We took a number of hikes, the last one in Capital Reef at well over 5500 feet with lots of inclines and steps.

We had some odd things happen, for instance, when we were preparing to leave Monument Valley, Cappy managed to get himself in the very back of Tana  with the slides closed.  No, I did not close the slides with him running around, as I always hold him in my arms during that process.  But, I did leave him in Tana with slides closed and went out to assist Man in hooking up.  I had never done that before, and I will never again.  SIGH. Retrieving him involved some climbing on a chair, laying on my belly on the table and a very long stretch, all the while he was talking, err, barking at me.  He did not like being stuck back there, I can tell you that!
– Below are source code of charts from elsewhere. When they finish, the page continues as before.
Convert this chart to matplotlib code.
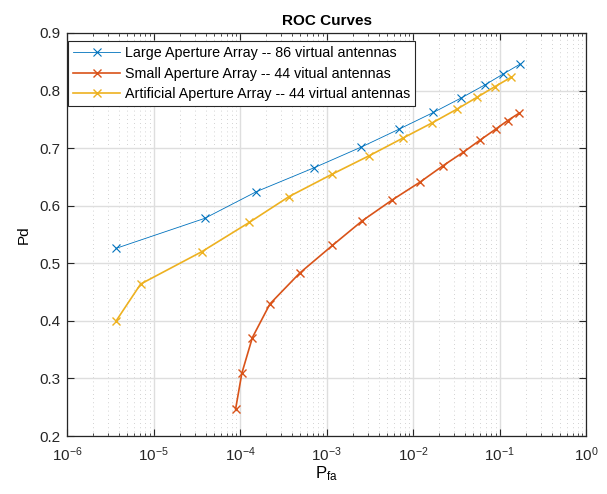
import matplotlib
matplotlib.use("Agg")
import matplotlib.pyplot as plt
from matplotlib.ticker import LogLocator, FixedLocator, NullFormatter, FixedFormatter

plt.rcParams['font.family'] = ['Liberation Sans', 'DejaVu Sans']
plt.rcParams['mathtext.fontset'] = 'custom'
plt.rcParams['mathtext.rm'] = 'Liberation Sans'
plt.rcParams['mathtext.it'] = 'Liberation Sans'
plt.rcParams['mathtext.default'] = 'regular'

large_pfa = [3.7e-6, 3.9e-5, 1.55e-4, 7.2e-4, 2.5e-3, 6.9e-3, 0.0172, 0.0359, 0.068, 0.111, 0.173]
large_pd = [0.526, 0.578, 0.6245, 0.666, 0.7016, 0.733, 0.762, 0.787, 0.810, 0.829, 0.846]

small_pfa = [8.9e-5, 1.05e-4, 1.39e-4, 2.22e-4, 4.9e-4, 1.17e-3, 2.6e-3, 5.75e-3, 0.01205,
             0.022, 0.0382, 0.0596, 0.0904, 0.1245, 0.1694]
small_pd = [0.247, 0.309, 0.371, 0.4295, 0.483, 0.531, 0.574, 0.610, 0.641, 0.669, 0.693,
            0.714, 0.733, 0.748, 0.761]

art_pfa = [3.7e-6, 7.1e-6, 3.6e-5, 1.28e-4, 3.7e-4, 1.17e-3, 3.13e-3, 7.76e-3, 0.0167,
           0.032, 0.0545, 0.0887, 0.136]
art_pd = [0.400, 0.464, 0.520, 0.571, 0.616, 0.655, 0.687, 0.718, 0.744, 0.7675, 0.788, 0.807, 0.823]

labels = ["Large Aperture Array -- 86 virtual antennas",
          "Small Aperture Array -- 44 vitual antennas",
          "Artificial Aperture Array -- 44 virtual antennas"]

x_ticks = [1e-6, 1e-5, 1e-4, 1e-3, 1e-2, 1e-1, 1e0]
x_ticklabels = [r'$10^{-6}$', r'$10^{-5}$', r'$10^{-4}$', r'$10^{-3}$', r'$10^{-2}$',
                r'$10^{-1}$', r'$10^{0}$']
y_ticks = [0.2, 0.3, 0.4, 0.5, 0.6, 0.7, 0.8, 0.9]
y_ticklabels = ['0.2', '0.3', '0.4', '0.5', '0.6', '0.7', '0.8', '0.9']

fig = plt.figure(figsize=(6.07, 4.94), dpi=100)
ax = fig.add_axes([0.1104, 0.1174, 0.855, 0.8158])

ax.plot(large_pfa, large_pd, '-x', color='#0072BD', lw=0.6, ms=6, mew=0.8, label=labels[0])
ax.plot(small_pfa, small_pd, '-x', color='#D95319', lw=1.2, ms=6, mew=1.0, label=labels[1])
ax.plot(art_pfa, art_pd, '-x', color='#EDB120', lw=1.2, ms=6, mew=1.0, label=labels[2])

ax.set_xscale('log')
ax.set_xlim(1e-6, 1)
ax.set_ylim(0.2, 0.9)
ax.xaxis.set_major_locator(FixedLocator(x_ticks))
ax.xaxis.set_major_formatter(FixedFormatter(x_ticklabels))
ax.xaxis.set_minor_locator(LogLocator(base=10, subs=range(2, 10), numticks=20))
ax.xaxis.set_minor_formatter(NullFormatter())
ax.yaxis.set_major_locator(FixedLocator(y_ticks))
ax.yaxis.set_major_formatter(FixedFormatter(y_ticklabels))

ax.grid(True, which='major', color='#dedede', lw=1.0, ls='-')
ax.grid(True, which='minor', axis='x', color='#c4c4c4', lw=0.6, ls=(0, (1, 4)))
ax.set_axisbelow(True)

ax.tick_params(which='both', direction='in', top=True, right=True, labelsize=11, color='#262626',
               labelcolor='#262626')
ax.tick_params(which='minor', labelbottom=False, labelleft=False)
ax.tick_params(axis='x', which='major', pad=7)
ax.tick_params(axis='y', which='major', pad=5)
ax.tick_params(which='major', length=5, width=0.8)
ax.tick_params(which='minor', length=2.5, width=0.6)
for s in ax.spines.values():
    s.set_color('#262626')
    s.set_linewidth(0.9)

ax.set_title('ROC Curves', fontsize=11, fontweight='bold', pad=6)
ax.set_xlabel(r'$P_{fa}$', fontsize=12, labelpad=0)
ax.set_ylabel('Pd', fontsize=11, labelpad=6)

leg = ax.legend(loc='upper left', bbox_to_anchor=(0.002, 0.979), fontsize=10.3, fancybox=False,
                edgecolor='#262626', framealpha=1, handlelength=3.3, borderpad=0.35,
                labelspacing=0.45, handletextpad=0.3, borderaxespad=0.0)
leg.get_frame().set_linewidth(0.8)

fig.savefig('out.png', dpi=100)
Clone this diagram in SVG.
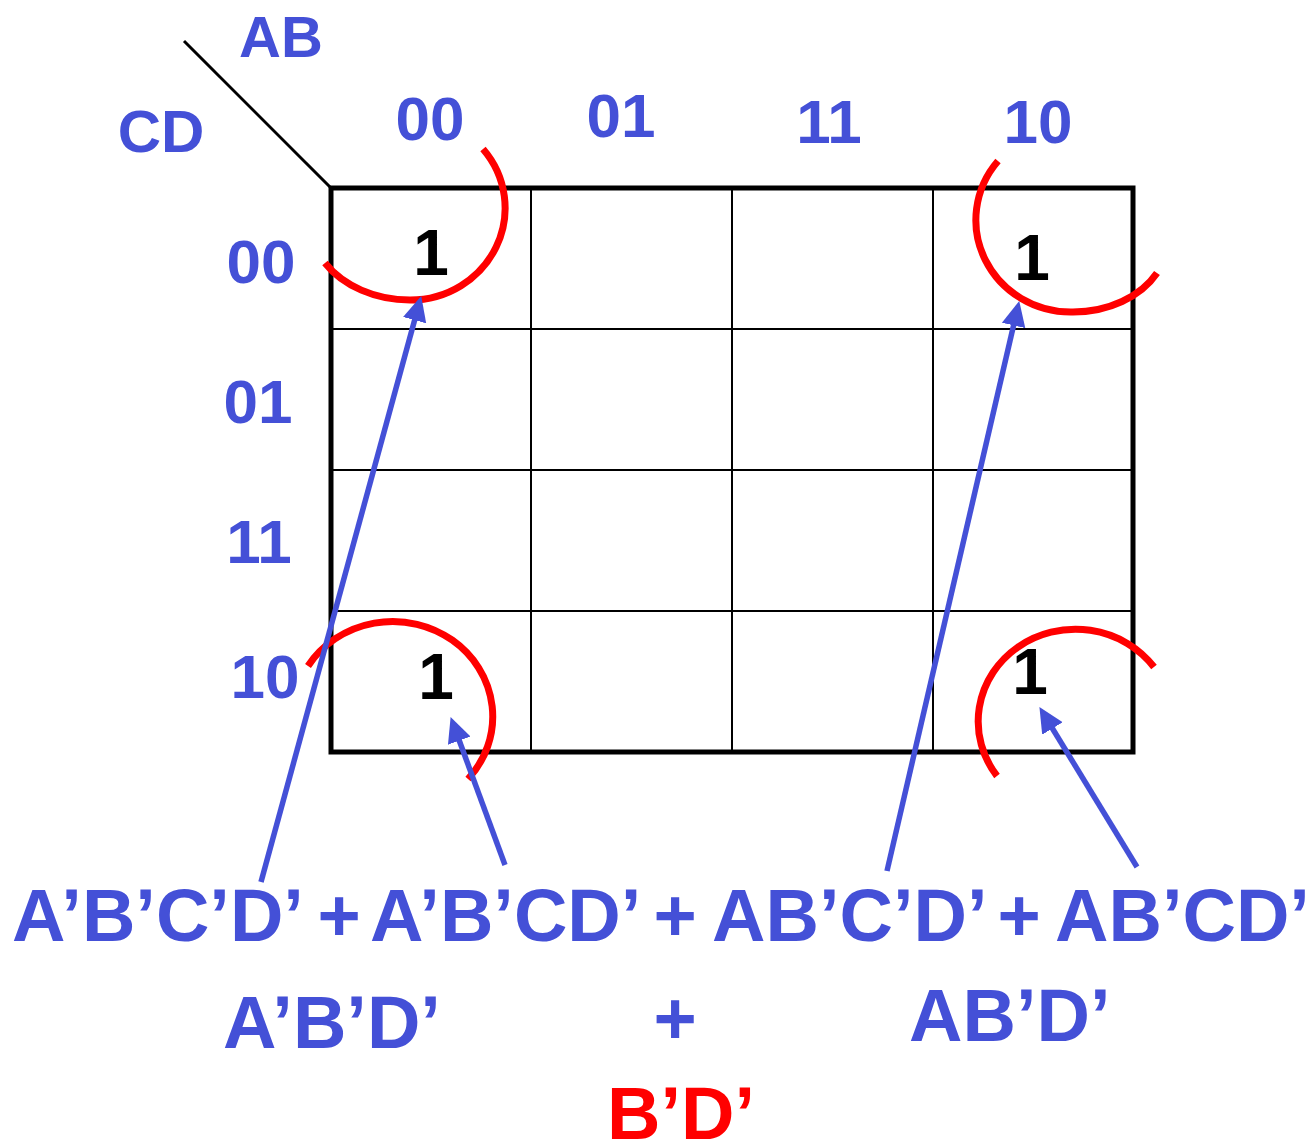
<svg xmlns="http://www.w3.org/2000/svg" width="1311" height="1144" viewBox="0 0 1311 1144">
<style>
.lbl{font-family:"Liberation Sans",Arial,sans-serif;font-weight:bold;fill:#4450D7}
.one{font-family:"Liberation Sans",Arial,sans-serif;font-weight:bold;fill:#000;font-size:64px;text-anchor:middle}
.expr{font-family:"Liberation Sans",Arial,sans-serif;font-weight:bold;fill:#4450D7;font-size:74px}
.red{fill:#FF0000}
.arc{fill:none;stroke:#FF0000;stroke-width:7}
.arr{stroke:#4450D7;stroke-width:5.5;fill:none;marker-end:url(#ah)}
</style>
<defs>
<marker id="ah" markerUnits="userSpaceOnUse" viewBox="0 -13 27 26" markerWidth="27" markerHeight="26" refX="12" refY="0" orient="auto">
<path d="M0,-12 L25,0 L0,12 z" fill="#4450D7"/>
</marker>
</defs>
<rect width="1311" height="1144" fill="#fff"/>
<g id="grid">
<line x1="184" y1="41" x2="331" y2="188" stroke="#000" stroke-width="3"/>
<g stroke="#000" stroke-width="2">
<line x1="531" y1="188" x2="531" y2="752"/>
<line x1="732" y1="188" x2="732" y2="752"/>
<line x1="933" y1="188" x2="933" y2="752"/>
<line x1="331" y1="329" x2="1133" y2="329"/>
<line x1="331" y1="470" x2="1133" y2="470"/>
<line x1="331" y1="611" x2="1133" y2="611"/>
</g>
<rect x="331" y="188" width="802" height="564" fill="none" stroke="#000" stroke-width="5"/>
</g>
<g id="headers">
<text class="lbl" x="281" y="57" font-size="58" text-anchor="middle">AB</text>
<text class="lbl" x="161" y="152" font-size="60" text-anchor="middle">CD</text>
<g font-size="62" text-anchor="middle">
<text class="lbl" x="430" y="140">00</text>
<text class="lbl" x="621" y="137">01</text>
<text class="lbl" x="829" y="143">11</text>
<text class="lbl" x="1038" y="143">10</text>
<text class="lbl" x="261" y="283">00</text>
<text class="lbl" x="258" y="423">01</text>
<text class="lbl" x="259" y="563">11</text>
<text class="lbl" x="265" y="698">10</text>
</g>
</g>
<g id="cells">
<text class="one" x="431" y="275">1</text>
<text class="one" x="1032" y="280">1</text>
<text class="one" x="436" y="699">1</text>
<text class="one" x="1030" y="694">1</text>
</g>
<g id="groups">
<path class="arc" d="M483,149 A95,92 0 0,1 410,300 A100,78 0 0,1 325,263"/>
<path class="arc" d="M998,161 A95,92 0 0,0 1073,312 A95,73 0 0,0 1157,273"/>
<path class="arc" d="M308,666 A100,95 0 1,1 468,779"/>
<path class="arc" d="M1154,667 A97,92 0 1,0 997,776"/>
</g>
<g id="connectors">
<line class="arr" x1="261" y1="882" x2="417.8" y2="308.6"/>
<line class="arr" x1="505" y1="865" x2="455.1" y2="729.3"/>
<line class="arr" x1="887" y1="871" x2="1016.3" y2="313.7"/>
<line class="arr" x1="1137" y1="867" x2="1046.2" y2="718.2"/>
</g>
<g id="expression">
<text class="expr" x="12" y="941">A’B’C’D’</text>
<text class="expr" x="339" y="941" text-anchor="middle">+</text>
<text class="expr" x="370" y="941">A’B’CD’</text>
<text class="expr" x="675" y="941" text-anchor="middle">+</text>
<text class="expr" x="712" y="941">AB’C’D’</text>
<text class="expr" x="1019" y="941" text-anchor="middle">+</text>
<text class="expr" x="1055" y="941">AB’CD’</text>
<text class="expr" x="223" y="1048">A’B’D’</text>
<text class="expr" x="675" y="1044" text-anchor="middle">+</text>
<text class="expr" x="909" y="1041">AB’D’</text>
<text class="expr red" x="607" y="1139">B’D’</text>
</g>
</svg>
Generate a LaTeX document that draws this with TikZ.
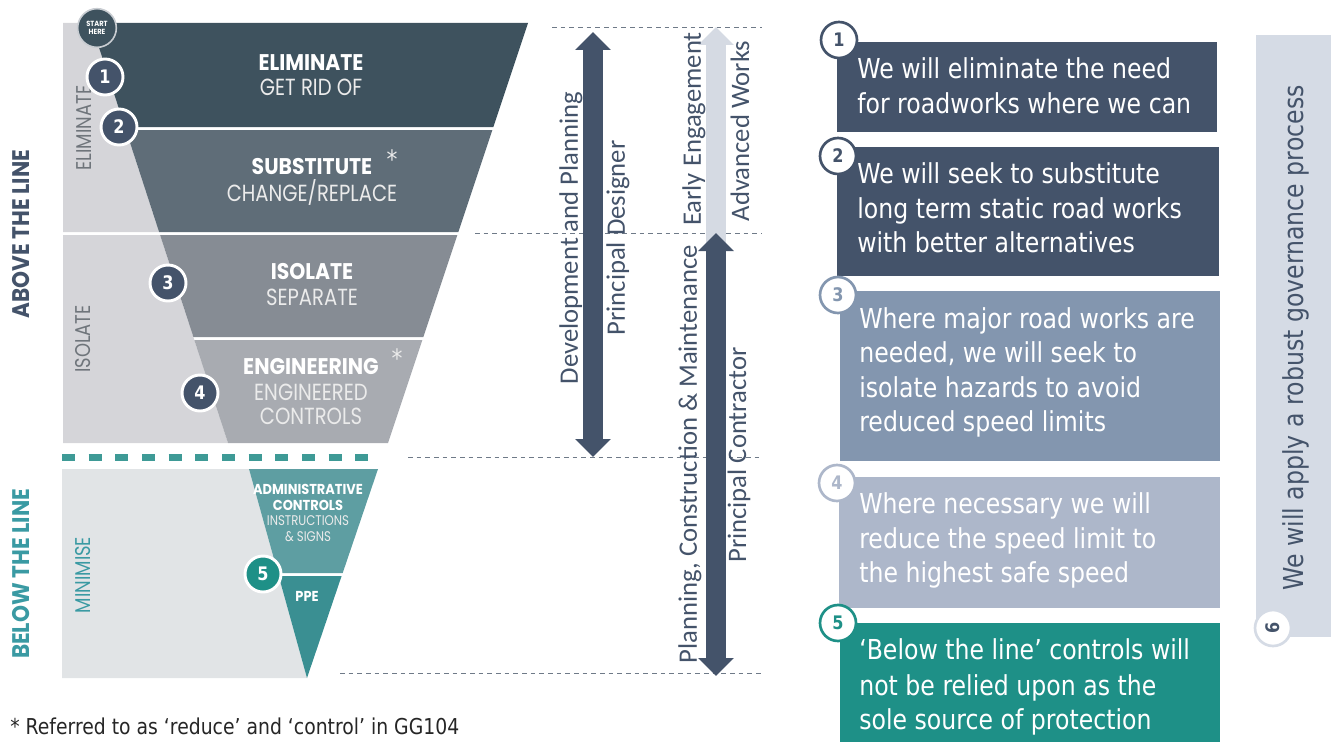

We drove the 17 mile Valley of Gods dirt road.  It was dry.  I was happy.

We drove through Monument Valley in Jolly. Jolly got very red.  LOL

Then, there is this, which may now be one of my most fav photos, and it was not planned this way.  I was doing a panoramic photo and Man walked into the side of it.  I just kept going, figuring I could delete.  No deleting this beaut!

We drove Scenic 95 on our way to Capital Reef.  A very long day so filled with beauty I am still overwhelmed.

Tana and Jolly had a photo op in the Glen Canyon Recreation area:

The scenery changes constantly:

We visited Capital Reef, which may be one of the most beautiful National Parks we have.  Shhhh, don't tell anyone, or it will become too popular.

We drove out of the Capital Reef/Torey Utah area on Utah 72, another scenic route, the summit is 8975, yes, we found snow, not much, but, snow:

We are now at Moab, tired, worn out and exhilarated.

I have taken over 2200 photos since March 31st.

We were pretty much "disconnected" from the net from March 31st till April 7th.  Sprint did not like me trying to access the internet via my phone and roaming while we were in Torrey.  They froze my phone for a month. Just on roaming data, but, really??  SIGHHHH. We expected to be disconnected in Monument Valley, did not expect such horrible campground wifi in Torrey.  I screamed several times (poor Man) that I HATE HATE HATE campground wifi.  I always have, and apparently, still do, and always will.  Verizon (my iPad and our air card/modem) has never heard of the Capital Reef area.  No cell company has 100% coverage in the USA.  Verizon sure failed in this specific area.  At least the phones are Sprint and sorta worked.

The dry climate and the high altitude have had some affect on our bodies.  We are busy hydrating and resting.

It was GRAND!!

* I will undoubtedly share more photos of this last week at some time in the future.  It's gonna be a while tho.